Pakistan says India's presence in Kashmir raises threat of 'genocide'

Pakistani Foreign Minister Shah Mehmood Qureshi tells the top United Nations human rights forum that India's "illegal military occupation" of the Muslim-majority territory of Kashmir raises the spectre of "genocide."

Foreign minister urges UN to act on India's lockdown of Kashmir and Jammu

Kashmiri Shia Muslims in Srinagar shout slogans on Sunday as they are detained by Indian police, during restrictions following the scrapping of the special constitutional status for Kashmir by the Indian government. (Danish Ismail/Reuters)

Pakistani Foreign Minister Shah Mehmood Qureshi told the top United Nations human rights forum on Tuesday that India's "illegal military occupation" of the Muslim-majority territory of Kashmir raises the spectre of "genocide."

India revoked the autonomy of the disputed Himalayan region, home to eight million people and a flashpoint for the nuclear-armed neighbours, on Aug. 5.

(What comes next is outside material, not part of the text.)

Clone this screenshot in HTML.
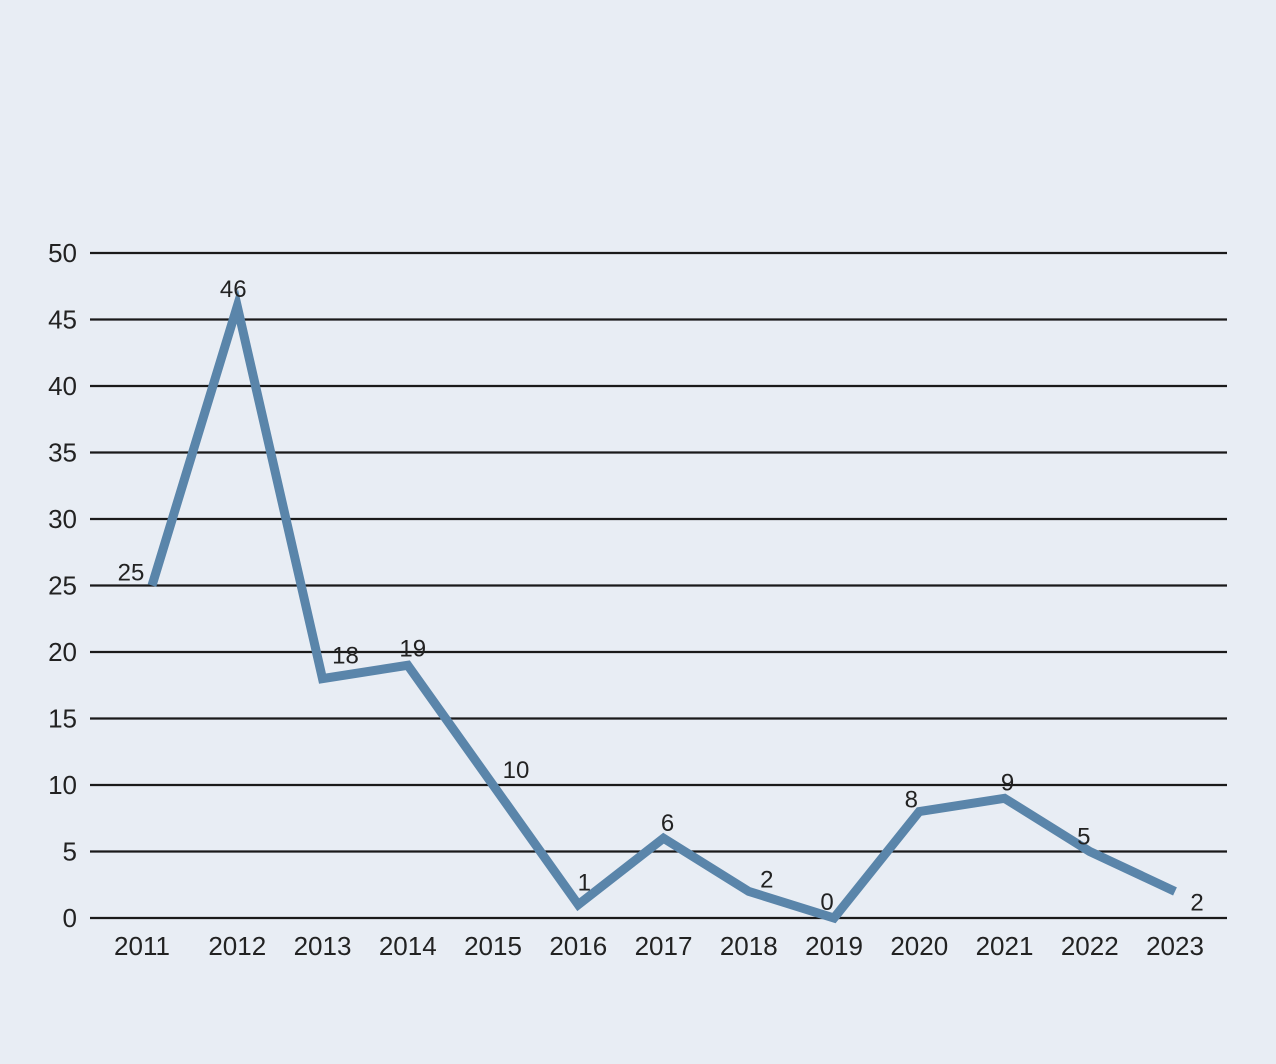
<!DOCTYPE html>
<html><head><meta charset="utf-8"><style>
body{margin:0;background:#e8edf4;}
svg{display:block;font-family:"Liberation Sans",sans-serif;}
</style></head><body>
<svg id="chart" width="1276" height="1064" viewBox="0 0 1276 1064">
<rect width="1276" height="1064" fill="#e8edf4"/>
<g id="grid"></g><g id="yt"></g><g id="xt"></g><g id="series"></g><g id="vals"></g>
</svg>
<script>
const years=["2011","2012","2013","2014","2015","2016","2017","2018","2019","2020","2021","2022","2023"];
const values=[25,46,18,19,10,1,6,2,0,8,9,5,2];
const yTicks=[0,5,10,15,20,25,30,35,40,45,50];
// label offsets (styling only)
const ldx=[-21,-4,23,5,23,6,4,18,-7,-8,3,-6,22];
const ldy=[-14,-18,-24,-18,-16,-23,-16,-13,-17,-13,-17,-16,10];
const NS="http://www.w3.org/2000/svg";
const x=i=>152+i*(1175-152)/(years.length-1);
const y=v=>918-v*(918-253)/50;
function mk(t,a,p){const e=document.createElementNS(NS,t);for(const k in a)e.setAttribute(k,a[k]);p.appendChild(e);return e;}
const G=document.getElementById('grid'),YT=document.getElementById('yt'),XT=document.getElementById('xt'),S=document.getElementById('series'),V=document.getElementById('vals');
yTicks.forEach(t=>{
 const l=mk('line',{x1:90,x2:1227,y1:y(t),y2:y(t),stroke:'#1a1a1a','stroke-width':2.2},G);
 
 
 const tx=mk('text',{x:77,y:y(t)+9,'text-anchor':'end','font-size':26,fill:'#222'},YT);
 tx.textContent=t;
 
 
});
years.forEach((yr,i)=>{
 const tx=mk('text',{x:x(i)-(i===0?10:0),y:955,'text-anchor':'middle','font-size':26,fill:'#222'},XT);
 tx.textContent=yr;
 
 
});
const pl=mk('polyline',{points:values.map((v,i)=>x(i)+','+y(v)).join(' '),fill:'none',stroke:'#5a85aa','stroke-width':9,'stroke-linejoin':'miter','stroke-linecap':'butt'},S);


values.forEach((v,i)=>{
 const tx=mk('text',{x:x(i)+ldx[i],y:y(v)+ldy[i]+9,'text-anchor':'middle','font-size':24,fill:'#222'},V);
 tx.textContent=v;
 
 
});
</script>
</body></html>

"The forlorn, traumatized towns, mountains, plains and valleys of Indian-occupied Jammu and Kashmir reverberate today, with the grim reminders of Rwanda, Srebrenica, the Rohingya, and the pogrom of Gujarat," Qureshi told the UN Human Rights Council.

"The Kashmiri people in the occupied territory — as a national, ethnic, racial and religious group of people — face grave threats to their lives, way of living and livelihoods from a murderous, misogynistic and xenophobic regime," he said.

There was no immediate comment from India in the council.

India and Pakistan both rule parts of Kashmir while claiming it in full. They have fought two wars over the region and their forces regularly trade fire across a 740-kilometre Line of Control, which is the de facto border.

Pakistan's Foreign Minister Shah Mehmood Qureshi made his statements on the situation in India-administered Kashmir during the 42nd session of the Human Rights Council at the European headquarters of the United Nations in Geneva on Tuesday. (Salvatore Di Nolfi/Keystone via AP)

India flooded the Kashmir valley with troops, restricted movements and cut off communication as Prime Minister Narendra Modi withdrew special rights for the region on Aug. 5. Mobile and internet connections have been cut off ever since.

Qureshi, speaking to reporters in Geneva, said: "I do not see in the present environment any possibility of a bilateral engagement with India."

He urged UN secretary general Antonio Guterres and the Security Council to help defuse tensions.

"Today eight million people are in prison, deprived of every political and civil liberty. The world cannot remain silent and the world should not remain silent. And if they do, they will be part of this criminal negligence," he said.

India has battled separatist militants in its part of Kashmir since the late 1980s, accusing Muslim Pakistan of supporting them. Pakistan denies that, saying it only offers political support to the people of Kashmir.